Soyinka denounces those canvassing 2nd term for Buhari
ON September 12, 2017 12:00 PM / IN News / BY Ugoh Solomon ChinonsoLagos – NOBEL Laureate, Prof. Wole Soyinka, yesterday, said Nigeria is long overdue for reconfiguration saying it is sickening for some people to be agitating against it.
Soyinka, in an interview with some newsmen at Freedom Park, Lagos Island, Lagos, said those who said that what Nigeria needed was just a restructuring of the mind were not saying the obvious.
“Restructuring the mind is not the issue. Nobody is saying the exercise of restructuring the mind should not be undertaken, anybody who indulges in self-examination is already engaging in mind restructuring.
“I find it very dishonest and cheap, time-selling and trivializing the issues when I hear the expression that it is the mind, which needs to be restructured. Who is arguing it? Who is denying that? It is not a substitute, why are you bringing it up? We are talking about the protocol of association of the constituent parts of a nation, we are talking about decentralization, that is another word.
“This country is over-centralised and that has been the bane of development, even on issues like security. So, individuals should not now try and sidetrack the issue and say concentrate on that rather than this. Are you saying that you cannot reconstruct the mind and reconstruct the nation at the same time?”
The Nobel laureate also said it was sickening for some people to be canvassing second term in office for President Muhammadu Buhari midway into his first tenure, saying he did not want to be part of such discourse.
The Nobel laureate, declined joining the discuss on 2019 election, saying; “I refuse to be part of that discussion and absolutely refused to be part of that discussion.”
Clarifying further, he argued that many Nigerians have misinterpreted the call for restructuring to signify succession, noting that the president should address Nigeria’s unity separately from restructuring.
It would be recalled Buhari had in his recent broadcast argued that the unity of the country is not negotiable.
Soyinka said: “I have heard this expression so often, again, that is another ploy of sidetracking the issue, nobody is talking about disuniting Nigeria, we know there are movement of secession, let Buhari and others go and address this separately.
“This should not be mixed with the demand of a nation for reconfiguration; people should stop answering demand for secession by pretending to answer the demand for reconfiguration.
“Secession should be a different thing, to try and suggest that the moment you say restructure, you are calling for disintegration, is for me intellectually dishonest, that is not the issue at all.
“The issue of outright secession is totally different even if it is only one state that is left, that state has a right to say, ‘listen you people, let us restructure this state; the protocols which have gone into the making of this state are no longer valid or have been distorted along the way or have been abandoned and we want to go back to the original set of protocols that created what we call this national entity.’
“In other words there are choices all over the place, you can say you want to re-invent the wheel completely or you can say you want to go back to the original protocol of association, whichever way,” he added.
On security, he said: “It is a large question, there are areas, yawning gaps; just take security for instance, the average citizen feels less secured now than he did few years ago, that is evident.
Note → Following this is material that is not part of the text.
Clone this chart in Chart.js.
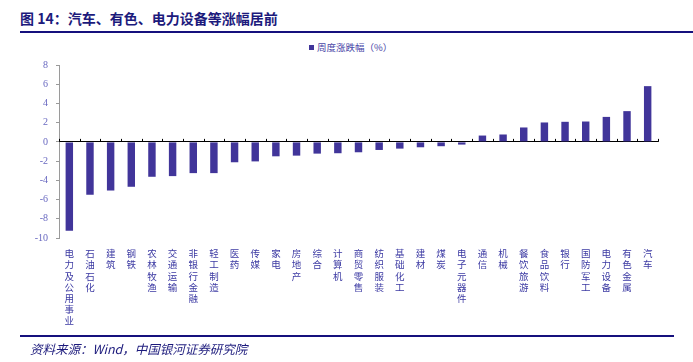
<!DOCTYPE html>
<html lang="zh">
<head>
<meta charset="UTF-8">
<title>图 14</title>
<script src="https://cdn.jsdelivr.net/npm/chart.js"></script>
<style>
    body { margin: 0; background: #fff; }
    .page { position: relative; width: 693px; height: 362px; overflow: hidden; font-family: "Noto Sans CJK SC", sans-serif; }
    .title { position: absolute; left: 20px; top: 8px; font-size: 14px; font-weight: bold; color: #1c1a7c; white-space: nowrap; }
    .rule-top { position: absolute; left: 20px; right: 0; top: 31px; height: 2px; background: #15107d; }
    .rule-bottom { position: absolute; left: 20px; width: 654px; top: 335px; height: 2px; background: #15107d; }
    .source { position: absolute; left: 30px; top: 339px; font-size: 12.5px; font-style: italic; color: #1c1a7c; white-space: nowrap; }
    .legend { position: absolute; left: 309px; top: 40px; font-size: 9.5px; color: #4a48a8; white-space: nowrap; }
    .legend span { display: inline-block; width: 5px; height: 5px; background: #41359a; margin-right: 3px; vertical-align: 1px; }
    canvas { position: absolute; left: 0; top: 0; }
</style>
</head>
<body>
<div class="page">
    <div class="title">图 14：汽车、有色、电力设备等涨幅居前</div>
    <div class="rule-top"></div>
    <div class="legend"><span></span>周度涨跌幅（%）</div>
    <canvas id="chart" width="693" height="362"></canvas>
    <div class="rule-bottom"></div>
    <div class="source">资料来源：Wind，中国银河证券研究院</div>
</div>
<script>
    // 行业分类
    const categories = ['电力及公用事业', '石油石化', '建筑', '钢铁', '农林牧渔', '交通运输', '非银行金融', '轻工制造',
        '医药', '传媒', '家电', '房地产', '综合', '计算机', '商贸零售', '纺织服装', '基础化工', '建材', '煤炭',
        '电子元器件', '通信', '机械', '餐饮旅游', '食品饮料', '银行', '国防军工', '电力设备', '有色金属', '汽车'];
    // 周度涨跌幅 (%)
    const weeklyChange = [-9.25, -5.5, -5.06, -4.67, -3.63, -3.56, -3.25, -3.25, -2.12, -2.03, -1.5, -1.43, -1.22,
        -1.18, -1.08, -0.84, -0.7, -0.56, -0.45, -0.28, 0.66, 0.77, 1.5, 2.02, 2.09, 2.12, 2.6, 3.2, 5.8];
    const yTicks = { min: -10, max: 8, step: 2 };

    // small tick marks standing on the zero line between categories
    const zeroTicks = {
        id: 'zeroTicks',
        afterDatasetsDraw(chart) {
            const x = chart.scales.x, y = chart.scales.y;
            const y0 = y.getPixelForValue(0);
            const ctx = chart.ctx;
            ctx.save();
            ctx.strokeStyle = '#000';
            ctx.lineWidth = 1;
            ctx.beginPath();
            for (let i = 0; i <= categories.length; i++) {
                const px = Math.round(x.getPixelForValue(i - 0.5)) + 0.5;
                ctx.moveTo(px, y0);
                ctx.lineTo(px, y0 - 3);
            }
            ctx.stroke();
            ctx.restore();
        }
    };

    new Chart(document.getElementById('chart'), {
        type: 'bar',
        data: {
            labels: categories.map(c => c.split('')),
            datasets: [{
                label: '周度涨跌幅（%）',
                data: weeklyChange,
                backgroundColor: '#41359a',
                borderWidth: 0,
                barPercentage: 0.36,
                categoryPercentage: 1
            }]
        },
        options: {
            responsive: false,
            animation: false,
            devicePixelRatio: 1,
            layout: { padding: { top: 65, right: 35, left: 0, bottom: 0 } },
            plugins: { legend: { display: false }, tooltip: { enabled: false } },
            scales: {
                x: {
                    grid: { display: false },
                    border: { display: false },
                    afterFit(scale) { scale.height = 124; },
                    ticks: {
                        autoSkip: false, maxRotation: 0, minRotation: 0, padding: 2,
                        color: '#3b39a2',
                        font: { family: '"Noto Sans CJK SC"', size: 9.5, lineHeight: 1.18 }
                    }
                },
                y: {
                    min: yTicks.min,
                    max: yTicks.max,
                    afterFit(scale) { scale.width = 59; },
                    border: { color: '#9a9a9a' },
                    grid: {
                        color: ctx => ctx.tick && ctx.tick.value === 0 ? '#000' : 'rgba(0,0,0,0)',
                        tickColor: '#9a9a9a',
                        tickLength: 3
                    },
                    ticks: {
                        stepSize: yTicks.step, padding: 8,
                        color: '#6868c0',
                        font: { family: '"Liberation Serif", serif', size: 10 }
                    }
                }
            }
        },
        plugins: [zeroTicks]
    });
</script>
</body>
</html>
When people talk about state police, there are reasons for that; when they talk about bringing policing right down to the community level, they know what they are talking about. This is part and parcel of reconfiguring or reconstruction.’’
While assessing two years of the President Buhari-led administration, Soyinka lamented that security issue was one of the yawning gaps demanding for quick attention from the government.
On the economy, he said ‘’there is a big question on it right now; fortunately everybody admits that we went through a very bad patch; right now, it is the question of have we come out of it or not? In fact, there is no question about it, the past few years have been years of internal economic disasters for the average citizen, but it is a question of who laid the seed. When and where and how were the seeds laid for the agony this nation is going through in the last few years?”